- _Task objective_: Tally the lines below that contain the word "this", and give only that number.

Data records
· · ·

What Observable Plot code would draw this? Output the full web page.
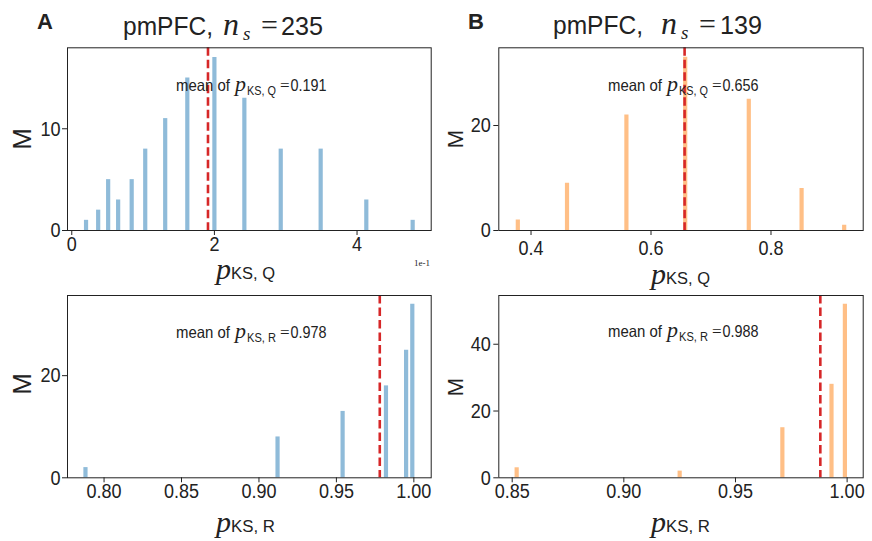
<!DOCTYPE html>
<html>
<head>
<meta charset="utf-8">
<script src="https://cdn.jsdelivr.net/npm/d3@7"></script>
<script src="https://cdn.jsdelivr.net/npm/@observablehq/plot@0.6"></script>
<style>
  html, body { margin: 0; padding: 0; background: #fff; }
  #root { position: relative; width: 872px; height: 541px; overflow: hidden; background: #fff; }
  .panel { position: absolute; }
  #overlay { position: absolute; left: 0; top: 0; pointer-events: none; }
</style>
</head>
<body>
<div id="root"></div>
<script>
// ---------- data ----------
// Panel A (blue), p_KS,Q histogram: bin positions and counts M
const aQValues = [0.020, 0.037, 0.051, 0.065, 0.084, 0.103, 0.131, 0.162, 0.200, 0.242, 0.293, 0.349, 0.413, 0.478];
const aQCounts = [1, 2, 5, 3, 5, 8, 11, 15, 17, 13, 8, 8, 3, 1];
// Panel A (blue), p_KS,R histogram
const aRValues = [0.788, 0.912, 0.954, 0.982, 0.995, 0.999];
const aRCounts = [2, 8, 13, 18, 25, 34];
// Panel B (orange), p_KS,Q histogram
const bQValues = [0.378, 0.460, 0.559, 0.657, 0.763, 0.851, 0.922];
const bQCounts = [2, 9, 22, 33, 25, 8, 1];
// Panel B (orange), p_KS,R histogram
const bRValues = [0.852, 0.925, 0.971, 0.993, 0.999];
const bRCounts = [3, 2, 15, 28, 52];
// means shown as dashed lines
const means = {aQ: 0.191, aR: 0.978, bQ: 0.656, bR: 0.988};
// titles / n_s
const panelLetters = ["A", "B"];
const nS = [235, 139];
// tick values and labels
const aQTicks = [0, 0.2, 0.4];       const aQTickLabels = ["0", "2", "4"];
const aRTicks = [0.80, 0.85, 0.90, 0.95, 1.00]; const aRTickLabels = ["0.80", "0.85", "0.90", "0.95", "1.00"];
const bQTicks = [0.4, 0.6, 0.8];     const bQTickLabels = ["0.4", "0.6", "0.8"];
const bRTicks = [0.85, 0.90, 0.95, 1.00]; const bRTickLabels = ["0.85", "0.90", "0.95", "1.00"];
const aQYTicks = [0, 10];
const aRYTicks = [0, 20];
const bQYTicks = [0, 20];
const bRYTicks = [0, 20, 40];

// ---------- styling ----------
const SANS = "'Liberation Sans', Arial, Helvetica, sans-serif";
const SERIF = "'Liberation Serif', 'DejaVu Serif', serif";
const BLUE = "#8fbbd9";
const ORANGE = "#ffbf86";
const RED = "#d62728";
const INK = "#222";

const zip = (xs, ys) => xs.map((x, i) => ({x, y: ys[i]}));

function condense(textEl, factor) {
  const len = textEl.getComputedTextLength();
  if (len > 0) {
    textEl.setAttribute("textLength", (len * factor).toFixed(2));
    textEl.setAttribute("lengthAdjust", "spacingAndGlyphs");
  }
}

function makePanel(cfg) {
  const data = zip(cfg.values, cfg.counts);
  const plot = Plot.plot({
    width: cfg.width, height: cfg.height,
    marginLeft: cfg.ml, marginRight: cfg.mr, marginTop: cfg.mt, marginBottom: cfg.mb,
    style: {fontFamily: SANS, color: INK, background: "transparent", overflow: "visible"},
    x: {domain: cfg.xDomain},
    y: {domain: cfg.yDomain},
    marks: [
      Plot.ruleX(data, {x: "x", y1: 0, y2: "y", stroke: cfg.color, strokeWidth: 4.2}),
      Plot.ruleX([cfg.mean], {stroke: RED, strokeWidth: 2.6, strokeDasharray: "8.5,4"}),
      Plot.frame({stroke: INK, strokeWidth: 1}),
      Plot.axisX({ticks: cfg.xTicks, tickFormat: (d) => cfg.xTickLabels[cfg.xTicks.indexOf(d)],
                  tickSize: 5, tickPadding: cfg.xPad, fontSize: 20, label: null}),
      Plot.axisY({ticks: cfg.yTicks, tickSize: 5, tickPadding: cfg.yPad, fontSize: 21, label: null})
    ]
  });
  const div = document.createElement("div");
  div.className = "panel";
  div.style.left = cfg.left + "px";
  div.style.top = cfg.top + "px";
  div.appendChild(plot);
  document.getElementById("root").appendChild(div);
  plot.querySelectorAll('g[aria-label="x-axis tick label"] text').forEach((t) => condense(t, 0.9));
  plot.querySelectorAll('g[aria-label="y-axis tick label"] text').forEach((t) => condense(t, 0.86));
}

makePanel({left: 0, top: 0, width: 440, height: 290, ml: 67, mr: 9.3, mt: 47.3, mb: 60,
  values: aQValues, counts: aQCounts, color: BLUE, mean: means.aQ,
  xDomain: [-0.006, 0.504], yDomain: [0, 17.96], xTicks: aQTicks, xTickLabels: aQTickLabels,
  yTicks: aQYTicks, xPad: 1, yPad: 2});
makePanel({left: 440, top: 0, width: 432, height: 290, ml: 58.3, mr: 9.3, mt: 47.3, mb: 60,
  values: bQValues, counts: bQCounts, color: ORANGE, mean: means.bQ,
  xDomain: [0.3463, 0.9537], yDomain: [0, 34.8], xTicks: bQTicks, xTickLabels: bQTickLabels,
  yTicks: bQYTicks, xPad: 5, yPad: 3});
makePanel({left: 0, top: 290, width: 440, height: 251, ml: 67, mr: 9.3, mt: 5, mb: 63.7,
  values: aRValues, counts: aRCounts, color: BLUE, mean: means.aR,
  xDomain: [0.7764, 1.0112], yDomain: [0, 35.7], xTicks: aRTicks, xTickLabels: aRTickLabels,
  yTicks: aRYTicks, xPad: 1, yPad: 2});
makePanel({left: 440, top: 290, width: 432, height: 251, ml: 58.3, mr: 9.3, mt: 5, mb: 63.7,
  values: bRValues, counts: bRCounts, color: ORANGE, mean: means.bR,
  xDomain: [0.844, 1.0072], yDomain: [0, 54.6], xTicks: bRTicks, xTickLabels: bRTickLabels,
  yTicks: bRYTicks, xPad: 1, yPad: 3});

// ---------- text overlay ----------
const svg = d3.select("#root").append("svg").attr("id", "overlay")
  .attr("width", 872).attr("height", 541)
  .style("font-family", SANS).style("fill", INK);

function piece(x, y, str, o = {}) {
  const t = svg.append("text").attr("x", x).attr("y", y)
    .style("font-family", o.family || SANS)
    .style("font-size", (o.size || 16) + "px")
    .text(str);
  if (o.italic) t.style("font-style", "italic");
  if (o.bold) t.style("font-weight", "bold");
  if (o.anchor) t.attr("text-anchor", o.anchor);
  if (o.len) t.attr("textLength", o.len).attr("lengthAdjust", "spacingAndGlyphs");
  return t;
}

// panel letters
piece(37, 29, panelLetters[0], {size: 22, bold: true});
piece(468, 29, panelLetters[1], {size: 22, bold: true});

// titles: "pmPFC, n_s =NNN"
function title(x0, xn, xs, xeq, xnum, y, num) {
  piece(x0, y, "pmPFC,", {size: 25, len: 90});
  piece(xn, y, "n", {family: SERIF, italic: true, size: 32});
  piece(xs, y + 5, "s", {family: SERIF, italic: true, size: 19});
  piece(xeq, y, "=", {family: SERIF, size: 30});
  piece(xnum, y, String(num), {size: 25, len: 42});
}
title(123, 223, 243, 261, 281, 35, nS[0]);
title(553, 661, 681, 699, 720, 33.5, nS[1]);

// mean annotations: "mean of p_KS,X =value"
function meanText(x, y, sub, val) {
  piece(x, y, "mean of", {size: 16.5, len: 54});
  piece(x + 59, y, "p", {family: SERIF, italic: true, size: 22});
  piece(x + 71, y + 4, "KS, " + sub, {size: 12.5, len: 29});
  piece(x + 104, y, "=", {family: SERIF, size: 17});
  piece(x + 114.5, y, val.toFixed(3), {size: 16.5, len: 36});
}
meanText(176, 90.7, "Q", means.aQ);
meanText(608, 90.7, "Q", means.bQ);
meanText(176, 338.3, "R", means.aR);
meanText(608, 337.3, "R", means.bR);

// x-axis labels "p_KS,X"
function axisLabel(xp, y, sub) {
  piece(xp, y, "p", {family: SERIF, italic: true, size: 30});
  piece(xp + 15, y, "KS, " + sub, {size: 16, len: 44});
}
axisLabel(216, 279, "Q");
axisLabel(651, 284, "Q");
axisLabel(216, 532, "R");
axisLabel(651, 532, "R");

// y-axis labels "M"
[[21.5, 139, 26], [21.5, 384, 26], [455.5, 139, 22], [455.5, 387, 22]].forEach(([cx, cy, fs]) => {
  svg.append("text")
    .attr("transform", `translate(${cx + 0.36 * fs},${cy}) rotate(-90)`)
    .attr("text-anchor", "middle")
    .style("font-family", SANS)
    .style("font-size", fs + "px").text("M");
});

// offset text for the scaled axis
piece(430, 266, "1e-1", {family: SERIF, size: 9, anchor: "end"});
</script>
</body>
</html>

· · ·

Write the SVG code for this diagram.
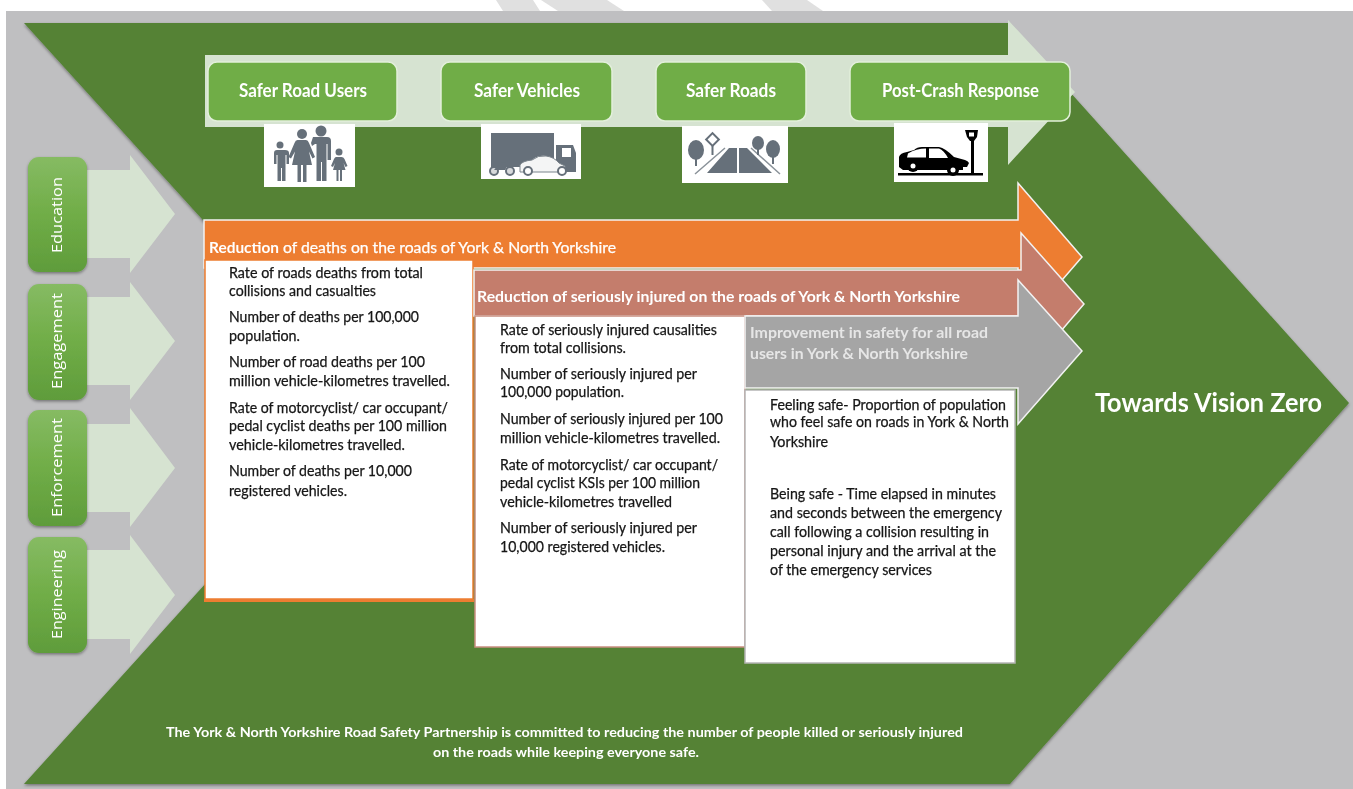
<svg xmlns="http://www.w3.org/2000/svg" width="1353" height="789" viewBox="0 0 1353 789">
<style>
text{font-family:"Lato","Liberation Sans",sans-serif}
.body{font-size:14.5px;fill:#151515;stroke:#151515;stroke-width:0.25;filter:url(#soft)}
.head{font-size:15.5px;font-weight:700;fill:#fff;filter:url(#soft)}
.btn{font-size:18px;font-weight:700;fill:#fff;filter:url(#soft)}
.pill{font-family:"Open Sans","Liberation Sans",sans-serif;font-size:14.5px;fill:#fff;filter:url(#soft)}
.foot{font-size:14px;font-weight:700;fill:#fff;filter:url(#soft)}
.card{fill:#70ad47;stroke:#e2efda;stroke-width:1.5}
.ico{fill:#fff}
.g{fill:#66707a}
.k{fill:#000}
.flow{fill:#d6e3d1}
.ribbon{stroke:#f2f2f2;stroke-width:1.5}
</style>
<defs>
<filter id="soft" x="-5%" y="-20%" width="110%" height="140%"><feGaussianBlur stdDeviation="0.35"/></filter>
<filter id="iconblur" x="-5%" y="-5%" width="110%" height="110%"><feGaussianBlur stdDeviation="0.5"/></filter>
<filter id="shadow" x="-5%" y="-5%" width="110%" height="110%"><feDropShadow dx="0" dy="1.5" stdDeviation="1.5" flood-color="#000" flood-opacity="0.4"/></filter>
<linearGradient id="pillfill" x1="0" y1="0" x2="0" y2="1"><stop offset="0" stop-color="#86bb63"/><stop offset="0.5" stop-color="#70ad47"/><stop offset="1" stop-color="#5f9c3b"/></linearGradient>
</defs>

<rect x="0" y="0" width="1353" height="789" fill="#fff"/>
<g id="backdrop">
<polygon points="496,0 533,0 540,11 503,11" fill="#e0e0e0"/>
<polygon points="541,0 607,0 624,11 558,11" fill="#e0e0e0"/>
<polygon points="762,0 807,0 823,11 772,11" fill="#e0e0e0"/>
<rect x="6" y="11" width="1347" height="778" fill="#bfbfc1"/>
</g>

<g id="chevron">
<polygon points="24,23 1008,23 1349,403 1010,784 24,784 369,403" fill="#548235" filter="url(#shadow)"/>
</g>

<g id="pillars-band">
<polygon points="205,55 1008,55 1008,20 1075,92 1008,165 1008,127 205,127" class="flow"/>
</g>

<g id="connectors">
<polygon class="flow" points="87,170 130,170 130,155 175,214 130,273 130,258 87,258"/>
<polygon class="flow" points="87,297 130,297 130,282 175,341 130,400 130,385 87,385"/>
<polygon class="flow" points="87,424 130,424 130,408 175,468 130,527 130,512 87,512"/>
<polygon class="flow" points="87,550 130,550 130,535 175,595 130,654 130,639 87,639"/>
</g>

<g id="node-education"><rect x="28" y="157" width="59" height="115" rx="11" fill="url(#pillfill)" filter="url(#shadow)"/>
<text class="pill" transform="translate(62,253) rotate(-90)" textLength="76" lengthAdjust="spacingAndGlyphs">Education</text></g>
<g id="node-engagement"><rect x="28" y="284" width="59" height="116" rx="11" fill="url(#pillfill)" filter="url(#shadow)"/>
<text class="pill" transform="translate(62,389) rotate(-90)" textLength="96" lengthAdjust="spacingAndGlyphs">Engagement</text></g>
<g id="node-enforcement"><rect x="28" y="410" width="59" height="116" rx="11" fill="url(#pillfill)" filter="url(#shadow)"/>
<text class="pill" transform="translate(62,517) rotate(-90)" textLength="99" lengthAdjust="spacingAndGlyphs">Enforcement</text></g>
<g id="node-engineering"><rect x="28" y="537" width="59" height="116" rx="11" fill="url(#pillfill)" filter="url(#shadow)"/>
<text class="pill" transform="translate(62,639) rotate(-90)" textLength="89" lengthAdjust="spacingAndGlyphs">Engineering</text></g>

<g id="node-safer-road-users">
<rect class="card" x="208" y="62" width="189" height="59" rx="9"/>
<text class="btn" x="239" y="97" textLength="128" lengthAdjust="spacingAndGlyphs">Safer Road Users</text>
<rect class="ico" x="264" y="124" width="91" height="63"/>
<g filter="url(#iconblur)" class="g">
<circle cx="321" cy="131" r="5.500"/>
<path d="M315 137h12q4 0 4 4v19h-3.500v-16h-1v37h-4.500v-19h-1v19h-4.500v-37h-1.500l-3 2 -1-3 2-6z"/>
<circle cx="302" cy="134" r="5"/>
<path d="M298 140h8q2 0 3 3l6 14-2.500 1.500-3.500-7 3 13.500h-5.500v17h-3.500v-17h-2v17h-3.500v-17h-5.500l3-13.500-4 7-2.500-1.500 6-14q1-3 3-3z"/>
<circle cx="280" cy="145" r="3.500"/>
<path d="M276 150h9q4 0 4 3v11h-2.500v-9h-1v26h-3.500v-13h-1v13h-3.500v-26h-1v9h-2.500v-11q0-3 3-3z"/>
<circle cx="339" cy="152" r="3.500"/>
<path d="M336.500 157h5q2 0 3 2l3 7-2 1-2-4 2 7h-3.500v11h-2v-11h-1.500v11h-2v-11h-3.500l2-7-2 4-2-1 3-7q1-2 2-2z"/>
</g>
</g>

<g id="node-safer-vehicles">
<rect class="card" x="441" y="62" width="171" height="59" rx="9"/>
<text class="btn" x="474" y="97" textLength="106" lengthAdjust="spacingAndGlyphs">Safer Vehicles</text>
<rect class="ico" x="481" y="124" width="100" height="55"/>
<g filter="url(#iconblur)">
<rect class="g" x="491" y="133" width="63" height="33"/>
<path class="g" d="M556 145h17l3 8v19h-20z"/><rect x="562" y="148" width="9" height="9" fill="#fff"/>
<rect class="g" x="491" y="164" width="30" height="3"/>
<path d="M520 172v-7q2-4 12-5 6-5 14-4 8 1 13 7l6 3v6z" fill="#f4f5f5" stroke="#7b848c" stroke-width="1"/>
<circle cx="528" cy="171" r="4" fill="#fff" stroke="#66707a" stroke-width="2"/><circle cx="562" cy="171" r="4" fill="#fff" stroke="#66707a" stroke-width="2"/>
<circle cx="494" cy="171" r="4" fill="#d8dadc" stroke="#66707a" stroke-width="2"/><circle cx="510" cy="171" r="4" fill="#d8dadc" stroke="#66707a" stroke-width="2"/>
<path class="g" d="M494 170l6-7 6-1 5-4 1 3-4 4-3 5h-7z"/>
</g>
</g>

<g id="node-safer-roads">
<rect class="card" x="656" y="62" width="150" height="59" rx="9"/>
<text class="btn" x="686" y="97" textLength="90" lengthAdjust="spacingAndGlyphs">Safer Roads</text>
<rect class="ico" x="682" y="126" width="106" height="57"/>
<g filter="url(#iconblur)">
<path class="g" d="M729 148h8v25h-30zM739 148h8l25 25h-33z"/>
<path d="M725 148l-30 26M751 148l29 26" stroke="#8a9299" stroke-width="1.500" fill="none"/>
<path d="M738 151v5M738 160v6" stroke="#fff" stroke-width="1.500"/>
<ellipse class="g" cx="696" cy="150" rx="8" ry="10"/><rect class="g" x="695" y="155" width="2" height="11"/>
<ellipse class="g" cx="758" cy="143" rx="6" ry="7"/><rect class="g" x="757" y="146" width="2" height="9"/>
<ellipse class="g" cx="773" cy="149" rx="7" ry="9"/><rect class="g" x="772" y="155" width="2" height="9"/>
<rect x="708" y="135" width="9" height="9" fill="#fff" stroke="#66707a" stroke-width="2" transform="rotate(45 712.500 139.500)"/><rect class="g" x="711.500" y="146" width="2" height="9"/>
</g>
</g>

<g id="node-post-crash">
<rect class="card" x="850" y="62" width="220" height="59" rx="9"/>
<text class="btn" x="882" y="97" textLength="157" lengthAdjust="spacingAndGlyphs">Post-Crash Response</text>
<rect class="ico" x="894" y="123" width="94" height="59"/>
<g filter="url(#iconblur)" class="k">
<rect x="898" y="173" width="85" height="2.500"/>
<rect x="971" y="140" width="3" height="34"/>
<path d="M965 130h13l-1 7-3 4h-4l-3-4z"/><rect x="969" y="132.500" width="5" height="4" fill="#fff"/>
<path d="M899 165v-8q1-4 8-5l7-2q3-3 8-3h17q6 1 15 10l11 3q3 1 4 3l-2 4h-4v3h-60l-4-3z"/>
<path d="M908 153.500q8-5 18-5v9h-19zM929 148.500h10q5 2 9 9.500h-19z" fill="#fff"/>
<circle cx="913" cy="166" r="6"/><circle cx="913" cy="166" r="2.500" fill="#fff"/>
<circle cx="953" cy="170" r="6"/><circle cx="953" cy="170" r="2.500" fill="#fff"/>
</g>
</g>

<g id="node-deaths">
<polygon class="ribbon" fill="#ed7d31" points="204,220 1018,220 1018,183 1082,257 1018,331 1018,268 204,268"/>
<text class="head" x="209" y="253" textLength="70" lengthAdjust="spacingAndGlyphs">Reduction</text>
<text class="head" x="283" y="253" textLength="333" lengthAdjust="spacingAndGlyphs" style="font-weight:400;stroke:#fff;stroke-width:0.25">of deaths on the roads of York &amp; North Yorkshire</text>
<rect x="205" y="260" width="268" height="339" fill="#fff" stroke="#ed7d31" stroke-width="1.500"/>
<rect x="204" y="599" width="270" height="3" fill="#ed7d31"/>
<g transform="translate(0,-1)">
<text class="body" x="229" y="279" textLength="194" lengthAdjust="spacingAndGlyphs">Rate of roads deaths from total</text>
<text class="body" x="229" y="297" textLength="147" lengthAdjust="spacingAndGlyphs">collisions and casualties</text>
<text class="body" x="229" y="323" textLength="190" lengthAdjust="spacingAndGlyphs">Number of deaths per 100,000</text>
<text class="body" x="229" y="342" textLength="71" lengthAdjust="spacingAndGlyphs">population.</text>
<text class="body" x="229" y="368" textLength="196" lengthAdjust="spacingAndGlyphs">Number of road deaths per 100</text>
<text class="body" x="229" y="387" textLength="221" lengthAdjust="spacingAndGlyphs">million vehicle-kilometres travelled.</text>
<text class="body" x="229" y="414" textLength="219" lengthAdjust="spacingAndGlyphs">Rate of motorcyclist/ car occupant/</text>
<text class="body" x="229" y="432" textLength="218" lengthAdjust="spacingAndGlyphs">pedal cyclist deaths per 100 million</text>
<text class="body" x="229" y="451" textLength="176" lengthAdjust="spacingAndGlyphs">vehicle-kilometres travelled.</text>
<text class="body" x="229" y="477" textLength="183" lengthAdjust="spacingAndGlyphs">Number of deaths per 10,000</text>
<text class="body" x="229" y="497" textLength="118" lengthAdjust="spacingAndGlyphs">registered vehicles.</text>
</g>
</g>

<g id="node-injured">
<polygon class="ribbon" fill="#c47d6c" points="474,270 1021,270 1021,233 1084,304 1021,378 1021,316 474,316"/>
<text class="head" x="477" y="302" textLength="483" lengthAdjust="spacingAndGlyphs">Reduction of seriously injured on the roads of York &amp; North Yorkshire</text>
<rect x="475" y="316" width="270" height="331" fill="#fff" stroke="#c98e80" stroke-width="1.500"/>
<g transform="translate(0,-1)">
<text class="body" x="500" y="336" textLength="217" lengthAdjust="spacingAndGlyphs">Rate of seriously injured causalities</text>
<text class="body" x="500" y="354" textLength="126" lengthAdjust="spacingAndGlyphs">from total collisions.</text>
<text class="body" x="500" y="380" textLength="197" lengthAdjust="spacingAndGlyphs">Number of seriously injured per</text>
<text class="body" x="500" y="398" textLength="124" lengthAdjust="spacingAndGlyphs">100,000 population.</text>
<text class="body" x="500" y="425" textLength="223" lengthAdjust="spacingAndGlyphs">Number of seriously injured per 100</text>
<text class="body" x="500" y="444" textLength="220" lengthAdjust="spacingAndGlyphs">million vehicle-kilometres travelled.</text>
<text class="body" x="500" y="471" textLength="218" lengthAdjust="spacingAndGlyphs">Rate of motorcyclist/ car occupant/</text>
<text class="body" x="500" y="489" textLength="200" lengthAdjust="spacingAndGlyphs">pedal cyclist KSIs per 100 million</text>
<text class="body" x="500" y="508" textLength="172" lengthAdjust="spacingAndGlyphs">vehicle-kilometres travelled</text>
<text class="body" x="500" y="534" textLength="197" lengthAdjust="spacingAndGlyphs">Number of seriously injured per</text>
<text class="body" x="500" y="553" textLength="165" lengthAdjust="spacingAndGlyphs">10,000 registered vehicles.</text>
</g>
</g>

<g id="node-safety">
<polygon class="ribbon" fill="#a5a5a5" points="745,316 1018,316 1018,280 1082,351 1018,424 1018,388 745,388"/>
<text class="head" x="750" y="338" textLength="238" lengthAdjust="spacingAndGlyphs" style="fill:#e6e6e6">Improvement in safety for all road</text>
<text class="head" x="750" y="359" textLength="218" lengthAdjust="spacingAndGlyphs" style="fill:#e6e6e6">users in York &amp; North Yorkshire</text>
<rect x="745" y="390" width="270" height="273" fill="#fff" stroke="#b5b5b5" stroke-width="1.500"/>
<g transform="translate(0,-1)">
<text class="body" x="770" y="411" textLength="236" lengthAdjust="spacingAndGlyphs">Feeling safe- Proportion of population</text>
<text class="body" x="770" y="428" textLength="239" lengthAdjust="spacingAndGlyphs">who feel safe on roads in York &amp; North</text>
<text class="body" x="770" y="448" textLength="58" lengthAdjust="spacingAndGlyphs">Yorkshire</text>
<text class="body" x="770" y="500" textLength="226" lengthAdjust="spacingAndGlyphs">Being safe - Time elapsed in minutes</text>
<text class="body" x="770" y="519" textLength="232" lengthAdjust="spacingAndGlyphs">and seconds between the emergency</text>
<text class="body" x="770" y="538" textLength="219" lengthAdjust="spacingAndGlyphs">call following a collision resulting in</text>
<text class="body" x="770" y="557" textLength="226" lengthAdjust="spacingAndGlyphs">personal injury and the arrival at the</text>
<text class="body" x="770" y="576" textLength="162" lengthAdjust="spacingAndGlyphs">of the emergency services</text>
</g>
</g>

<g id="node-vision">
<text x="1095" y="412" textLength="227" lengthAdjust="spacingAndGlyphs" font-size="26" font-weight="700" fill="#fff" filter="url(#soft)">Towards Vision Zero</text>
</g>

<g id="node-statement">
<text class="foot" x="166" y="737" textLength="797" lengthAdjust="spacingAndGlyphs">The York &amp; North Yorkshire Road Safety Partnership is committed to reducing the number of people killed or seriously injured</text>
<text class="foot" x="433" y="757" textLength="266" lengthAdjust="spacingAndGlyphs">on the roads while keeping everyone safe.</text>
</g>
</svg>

· · ·

- _Response_: 2